O país dos outros, de Leïla Slimani, publicado recentemente, com tradução de Tânia Ganho, é a terceira obra da autora que nos chega com o selo da Alfaguara, depois de Canção doce (Prémio Goncourt) ou No Jardim do Ogre. É também uma obra muito diversa das anteriores, em que a autora se reinventa, de modo a contar uma saga familiar assombrosa, e verdadeira, inspirada na história da sua avó. Esta primeira parte, intitulada «A guerra, a guerra, a guerra», inicia aparentemente uma trilogia que tem o processo de independência de Marrocos como ambiente de fundo.
Mathilde é uma jovem alsaciana que se apaixona por Amine, um oficial marroquino que combateu pelo exército francês na Segunda Guerra Mundial e esteve prisioneiro durante anos. Em 1946 chega a Rabat, para reencontrar o marido, e no ano seguinte mudam-se para uma quinta a 25 quilómetros de Mèknes. Não é muito claro o sentimento de Mathilde por Amine, contudo isso não a impede de deixar o seu país e, progressivamente, abdicar até da sua identidade. Se no início sentimos essa divisão interior de forma angustiante, mais perto do final do livro, especialmente quando Mathilde volta finalmente à Alsácia, as suas dúvidas dissipam-se e a sua resignação parece consumar-se.
«De olhos baixos, com o véu puxado quase até aos olhos, sentia-se desaparecer e não sabia muito bem o que pensar disso. Se esse anonimato a protegia, se inclusive a entusiasmava, ao mesmo tempo era como um fosso dentro do qual se enterrava sem querer e tinha a sensação de que, a cada passo, perdia um pouco mais o seu nome, a sua identidade, que, escondendo o rosto, escondia uma parte essencial de si própria.» (p. 101)
O país dos outros é, claramente, Marrocos, para onde Mathilde se muda, onde será irrevogavelmente estrangeira: a sua união com Amine chega a criar repulsa perante os outros, e não ajuda o facto de ela ter mais um palmo de altura do que o marido. Também Amine, apesar de estar no seu país, é visto como um estranho, um traidor e um herege, por ter combatido pelos franceses. Marrocos, colónia francesa cuja tensão latente explode em 1956 com a sua independência, reclama para si o direito a não ser pertença de outros, com os colonos franceses a tornarem-se no inimigo. É, por fim, num país de homens que as mulheres procuram a sua voz, apesar de o destino estar «do lado dos homens, dos poderosos, da injustiça» (p. 283). Até Amine percebe como a mulher se apaga naquele monte onde reina o trabalho inglório de tentar arrancar frutos a uma terra estéril e infértil. E continua a haver momentos em que, apesar das divergências pessoais, culturais, religiosas, o amor que outrora os juntou se reacende numa firme união:
«Nesse instante, não estavam em campos opostos. Não se regozijavam com a infelicidade do outro. (…) Não, nesse instante, pertenciam ambos a um campo que não existia, um campo onde se misturavam, de maneira igual, e por conseguinte estranha, uma indulgência para com a violência e uma compaixão pelos assassinos e os assassinados. (…) Eram simultaneamente vítimas e carrascos, companheiros e adversários, dois seres híbridos incapazes de dar um nome à sua lealdade. Eram dois excomungados que já não podiam rezar numa igreja e cujo deus é um deus secreto, íntimo, do qual ignoram tudo, até o nome.» (p. 313)

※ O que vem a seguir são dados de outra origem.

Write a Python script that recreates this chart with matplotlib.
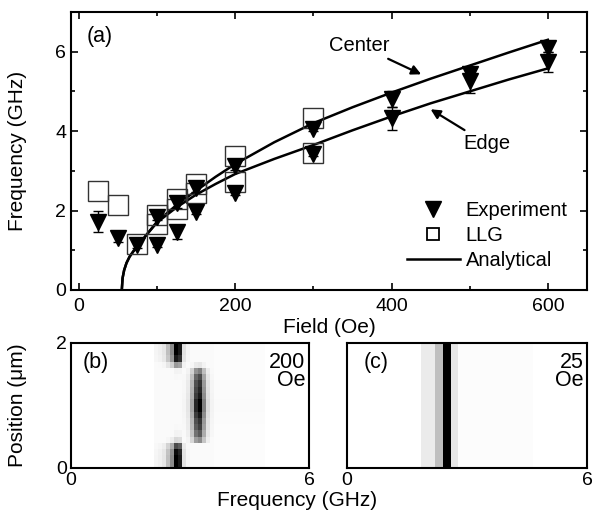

Leïla Slimani cria um romance encantatório que nos prende da primeira à última página, absolutamente encantatório, mesmo nos momentos de dor ou violência. A voz narrativa é distanciada, neutra, fazendo desfilar uma série de personagens tão complexas quanto densamente animadas perante nós. Uma proeza da autora é a forma como a voz narrativa acaba por coincidir com a focalização das personagens, a sua perspectiva única, até no mais antipático Mourad. Torna-se, contudo, claro que as personagens que aqui se destacam, são Mathilde e Aïcha.
Leïla Slimani nasceu em Marrocos em 1981. Com 17 anos foi para Paris estudar Ciências Políticas. Foi jornalista antes de se dedicar à escrita.